> [Written request]: Omit the pictures and print exactly the lines of the listing below, starting at the first and ending at the line containing "2016, 2019, 2022, 2025, 2027, 2029, 2031];".

> [Material provided]:

+---+

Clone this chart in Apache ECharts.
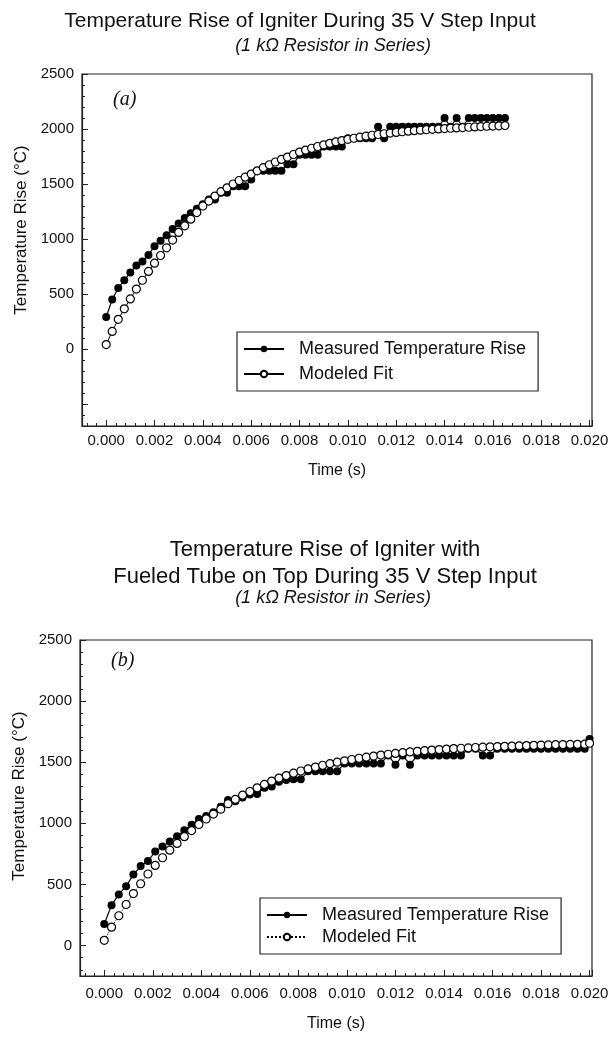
<!DOCTYPE html>
<html>
<head>
<meta charset="utf-8">
<script src="https://cdn.jsdelivr.net/npm/echarts@6/dist/echarts.min.js"></script>
<style>
  html, body { margin: 0; padding: 0; background: #fff; }
  #chartA { position: absolute; left: 0; top: 0; width: 613px; height: 505px; }
  #chartB { position: absolute; left: 0; top: 505px; width: 613px; height: 532px; }
</style>
</head>
<body>
<div id="chartA"></div>
<div id="chartB"></div>
<script>
// (a) igniter alone, sampled every 0.25 ms
var timeA = [0, 0.00025, 0.0005, 0.00075, 0.001, 0.00125, 0.0015, 0.00175, 0.002, 0.00225,
  0.0025, 0.00275, 0.003, 0.00325, 0.0035, 0.00375, 0.004, 0.00425, 0.0045, 0.00475,
  0.005, 0.00525, 0.0055, 0.00575, 0.006, 0.00625, 0.0065, 0.00675, 0.007, 0.00725,
  0.0075, 0.00775, 0.008, 0.00825, 0.0085, 0.00875, 0.009, 0.00925, 0.0095, 0.00975,
  0.01, 0.01025, 0.0105, 0.01075, 0.011, 0.01125, 0.0115, 0.01175, 0.012, 0.01225,
  0.0125, 0.01275, 0.013, 0.01325, 0.0135, 0.01375, 0.014, 0.01425, 0.0145, 0.01475,
  0.015, 0.01525, 0.0155, 0.01575, 0.016, 0.01625, 0.0165];
var measuredA = [290, 450, 555, 625, 695, 760, 795, 855, 935, 985,
  1035, 1090, 1140, 1190, 1235, 1275, 1315, 1360, 1360, 1420,
  1420, 1480, 1480, 1480, 1540, 1620, 1620, 1620, 1620, 1620,
  1680, 1680, 1765, 1765, 1765, 1765, 1840, 1840, 1840, 1840,
  1915, 1915, 1915, 1915, 1915, 2020, 1915, 2020, 2020, 2020,
  2020, 2020, 2020, 2020, 2020, 2020, 2100, 2020, 2100, 2020,
  2100, 2100, 2100, 2100, 2100, 2100, 2100];
var modeledA = [40, 160, 270, 365, 455, 545, 625, 705, 780, 850,
  920, 990, 1060, 1120, 1180, 1240, 1300, 1345, 1390, 1430,
  1465, 1500, 1532, 1562, 1590, 1620, 1648, 1675, 1700, 1723,
  1745, 1768, 1790, 1808, 1825, 1841, 1856, 1870, 1883, 1895,
  1906, 1916, 1926, 1935, 1943, 1950, 1957, 1963, 1969, 1975,
  1980, 1985, 1989, 1993, 1997, 2001, 2004, 2007, 2010, 2013,
  2016, 2019, 2022, 2025, 2027, 2029, 2031];

// (b) igniter with fueled tube, sampled every 0.3 ms
var timeB = [0, 0.0003, 0.0006, 0.0009, 0.0012, 0.0015, 0.0018, 0.0021, 0.0024, 0.0027,
  0.003, 0.0033, 0.0036, 0.0039, 0.0042, 0.0045, 0.0048, 0.0051, 0.0054, 0.0057,
  0.006, 0.0063, 0.0066, 0.0069, 0.0072, 0.0075, 0.0078, 0.0081, 0.0084, 0.0087,
  0.009, 0.0093, 0.0096, 0.0099, 0.0102, 0.0105, 0.0108, 0.0111, 0.0114, 0.0117,
  0.012, 0.0123, 0.0126, 0.0129, 0.0132, 0.0135, 0.0138, 0.0141, 0.0144, 0.0147,
  0.015, 0.0153, 0.0156, 0.0159, 0.0162, 0.0165, 0.0168, 0.0171, 0.0174, 0.0177,
  0.018, 0.0183, 0.0186, 0.0189, 0.0192, 0.0195, 0.0198, 0.02];
var measuredB = [175, 330, 418, 485, 580, 650, 692, 768, 810, 850,
  893, 943, 988, 1035, 1060, 1090, 1135, 1190, 1180, 1210,
  1235, 1240, 1290, 1300, 1340, 1355, 1360, 1360, 1425, 1425,
  1425, 1425, 1425, 1490, 1490, 1490, 1490, 1490, 1490, 1555,
  1480, 1555, 1480, 1555, 1555, 1555, 1555, 1555, 1555, 1555,
  1610, 1610, 1555, 1555, 1610, 1610, 1610, 1610, 1610, 1610,
  1610, 1610, 1610, 1610, 1610, 1610, 1610, 1690];
var modeledB = [42, 150, 243, 335, 425, 505, 585, 655, 718, 780,
  835, 890, 940, 990, 1035, 1075, 1115, 1160, 1195, 1230,
  1260, 1290, 1318, 1345, 1370, 1390, 1410, 1428, 1445, 1460,
  1475, 1488, 1500, 1511, 1522, 1532, 1541, 1550, 1558, 1565,
  1572, 1578, 1584, 1589, 1594, 1599, 1603, 1607, 1611, 1614,
  1617, 1620, 1623, 1626, 1628, 1630, 1632, 1634, 1636, 1638,
  1640, 1641, 1643, 1644, 1645, 1646, 1647, 1655];

var seriesNames = ['Measured Temperature Rise', 'Modeled Fit'];
var subtitle = '(1 k\u03A9 Resistor in Series)';

var font = "'Liberation Sans', Arial, sans-serif";
var ink = '#111';

function pairs(t, v) {
  return t.map(function (x, i) { return [x, v[i]]; });
}

function buildOption(c) {
  return {
    animation: false,
    backgroundColor: '#fff',
    title: [
      {
        text: c.title, left: c.titleX, top: c.titleTop, textAlign: 'center',
        textStyle: { fontFamily: font, fontSize: c.titleSize, fontWeight: 'normal', color: ink, lineHeight: 27 }
      },
      {
        text: subtitle, left: 328, top: c.subTop, textAlign: 'center',
        textStyle: { fontFamily: font, fontSize: 18, fontStyle: 'italic', fontWeight: 'normal', color: ink }
      },
      {
        text: c.tag, left: c.grid.left + 26, top: c.tagTop,
        textStyle: { fontFamily: "'Liberation Serif', serif", fontSize: 20, fontStyle: 'italic', fontWeight: 'normal', color: ink }
      }
    ],
    grid: Object.assign({ show: true, borderColor: '#222', borderWidth: 1.2 }, c.grid),
    legend: {
      orient: 'vertical',
      left: c.legendLeft, top: c.legendTop,
      padding: [8, 12, 8, 6],
      itemGap: c.legendGap, itemWidth: 40, itemHeight: 8,
      borderColor: '#222', borderWidth: 1.2, borderRadius: 0,
      backgroundColor: '#fff',
      textStyle: { fontFamily: font, fontSize: 18, color: ink, padding: [0, 0, 0, 10] },
      data: seriesNames
    },
    xAxis: {
      type: 'value',
      min: -0.001, max: 0.0201, splitNumber: 10,
      name: 'Time (s)', nameLocation: 'middle', nameGap: c.xNameGap,
      nameTextStyle: { fontFamily: font, fontSize: 16, color: ink },
      axisLine: { onZero: false, lineStyle: { color: '#222', width: 1.2 } },
      axisTick: { inside: true, length: 6, lineStyle: { color: '#222' } },
      minorTick: { show: true, splitNumber: 5, length: 3, lineStyle: { color: '#222' } },
      splitLine: { show: false },
      axisLabel: {
        fontFamily: font, fontSize: 15, color: ink, margin: c.xLabelMargin,
        showMinLabel: false, showMaxLabel: false,
        formatter: function (v) { return v.toFixed(3); }
      }
    },
    yAxis: {
      type: 'value',
      min: c.yMin, max: 2500, splitNumber: c.ySplit,
      name: 'Temperature Rise (\u00B0C)', nameLocation: 'middle', nameGap: c.yNameGap,
      nameTextStyle: { fontFamily: font, fontSize: 17, color: ink, padding: [0, 0, 0, c.yNameShift] },
      axisLine: { show: true, onZero: false, lineStyle: { color: '#222', width: 1.2 } },
      axisTick: { show: true, inside: true, length: 6, lineStyle: { color: '#222' } },
      minorTick: { show: true, splitNumber: 5, length: 3, lineStyle: { color: '#222' } },
      splitLine: { show: false },
      axisLabel: {
        fontFamily: font, fontSize: 15, color: ink, margin: 8,
        formatter: function (v) { return v < 0 ? '' : String(v); }
      }
    },
    series: [
      {
        name: seriesNames[0], type: 'line',
        data: pairs(c.time, c.measured),
        symbol: 'circle', symbolSize: 8,
        itemStyle: { color: '#000' },
        lineStyle: { color: '#000', width: 1.2 },
        z: 2
      },
      {
        name: seriesNames[1], type: 'line',
        data: pairs(c.time, c.modeled),
        symbol: 'circle', symbolSize: 8, showAllSymbol: true,
        itemStyle: { color: '#fff', borderColor: '#000', borderWidth: 1.2 },
        lineStyle: { color: '#000', width: 1, type: c.fitLine },
        z: 3
      }
    ]
  };
}

var chartA = echarts.init(document.getElementById('chartA'));
chartA.setOption(buildOption({
  title: 'Temperature Rise of Igniter During 35 V Step Input',
  titleX: 295, titleSize: 21, titleTop: 3, subTop: 32, tag: '(a)', tagTop: 85,
  grid: { left: 82, top: 74, width: 510, height: 352 },
  legendLeft: 237, legendTop: 332, legendGap: 7,
  xLabelMargin: 7, xNameGap: 37,
  yMin: -700, ySplit: 6, yNameGap: 46, yNameShift: 40,
  time: timeA, measured: measuredA, modeled: modeledA, fitLine: 'solid'
}));

var chartB = echarts.init(document.getElementById('chartB'));
chartB.setOption(buildOption({
  title: 'Temperature Rise of Igniter with\nFueled Tube on Top During 35 V Step Input',
  titleX: 320, titleSize: 22, titleTop: 26, subTop: 79, tag: '(b)', tagTop: 141,
  grid: { left: 80, top: 135, width: 512, height: 348 },
  legendLeft: 260, legendTop: 393, legendGap: 4,
  xLabelMargin: 10, xNameGap: 40,
  yMin: -250, ySplit: 5, yNameGap: 48, yNameShift: 24,
  time: timeB, measured: measuredB, modeled: modeledB, fitLine: 'dotted'
}));
</script>
</body>
</html>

+---+

> [Task response]:
Clone this chart in Apache ECharts.
<!DOCTYPE html>
<html>
<head>
<meta charset="utf-8">
<script src="https://cdn.jsdelivr.net/npm/echarts@6/dist/echarts.min.js"></script>
<style>
  html, body { margin: 0; padding: 0; background: #fff; }
  #chartA { position: absolute; left: 0; top: 0; width: 613px; height: 505px; }
  #chartB { position: absolute; left: 0; top: 505px; width: 613px; height: 532px; }
</style>
</head>
<body>
<div id="chartA"></div>
<div id="chartB"></div>
<script>
// (a) igniter alone, sampled every 0.25 ms
var timeA = [0, 0.00025, 0.0005, 0.00075, 0.001, 0.00125, 0.0015, 0.00175, 0.002, 0.00225,
  0.0025, 0.00275, 0.003, 0.00325, 0.0035, 0.00375, 0.004, 0.00425, 0.0045, 0.00475,
  0.005, 0.00525, 0.0055, 0.00575, 0.006, 0.00625, 0.0065, 0.00675, 0.007, 0.00725,
  0.0075, 0.00775, 0.008, 0.00825, 0.0085, 0.00875, 0.009, 0.00925, 0.0095, 0.00975,
  0.01, 0.01025, 0.0105, 0.01075, 0.011, 0.01125, 0.0115, 0.01175, 0.012, 0.01225,
  0.0125, 0.01275, 0.013, 0.01325, 0.0135, 0.01375, 0.014, 0.01425, 0.0145, 0.01475,
  0.015, 0.01525, 0.0155, 0.01575, 0.016, 0.01625, 0.0165];
var measuredA = [290, 450, 555, 625, 695, 760, 795, 855, 935, 985,
  1035, 1090, 1140, 1190, 1235, 1275, 1315, 1360, 1360, 1420,
  1420, 1480, 1480, 1480, 1540, 1620, 1620, 1620, 1620, 1620,
  1680, 1680, 1765, 1765, 1765, 1765, 1840, 1840, 1840, 1840,
  1915, 1915, 1915, 1915, 1915, 2020, 1915, 2020, 2020, 2020,
  2020, 2020, 2020, 2020, 2020, 2020, 2100, 2020, 2100, 2020,
  2100, 2100, 2100, 2100, 2100, 2100, 2100];
var modeledA = [40, 160, 270, 365, 455, 545, 625, 705, 780, 850,
  920, 990, 1060, 1120, 1180, 1240, 1300, 1345, 1390, 1430,
  1465, 1500, 1532, 1562, 1590, 1620, 1648, 1675, 1700, 1723,
  1745, 1768, 1790, 1808, 1825, 1841, 1856, 1870, 1883, 1895,
  1906, 1916, 1926, 1935, 1943, 1950, 1957, 1963, 1969, 1975,
  1980, 1985, 1989, 1993, 1997, 2001, 2004, 2007, 2010, 2013,
  2016, 2019, 2022, 2025, 2027, 2029, 2031];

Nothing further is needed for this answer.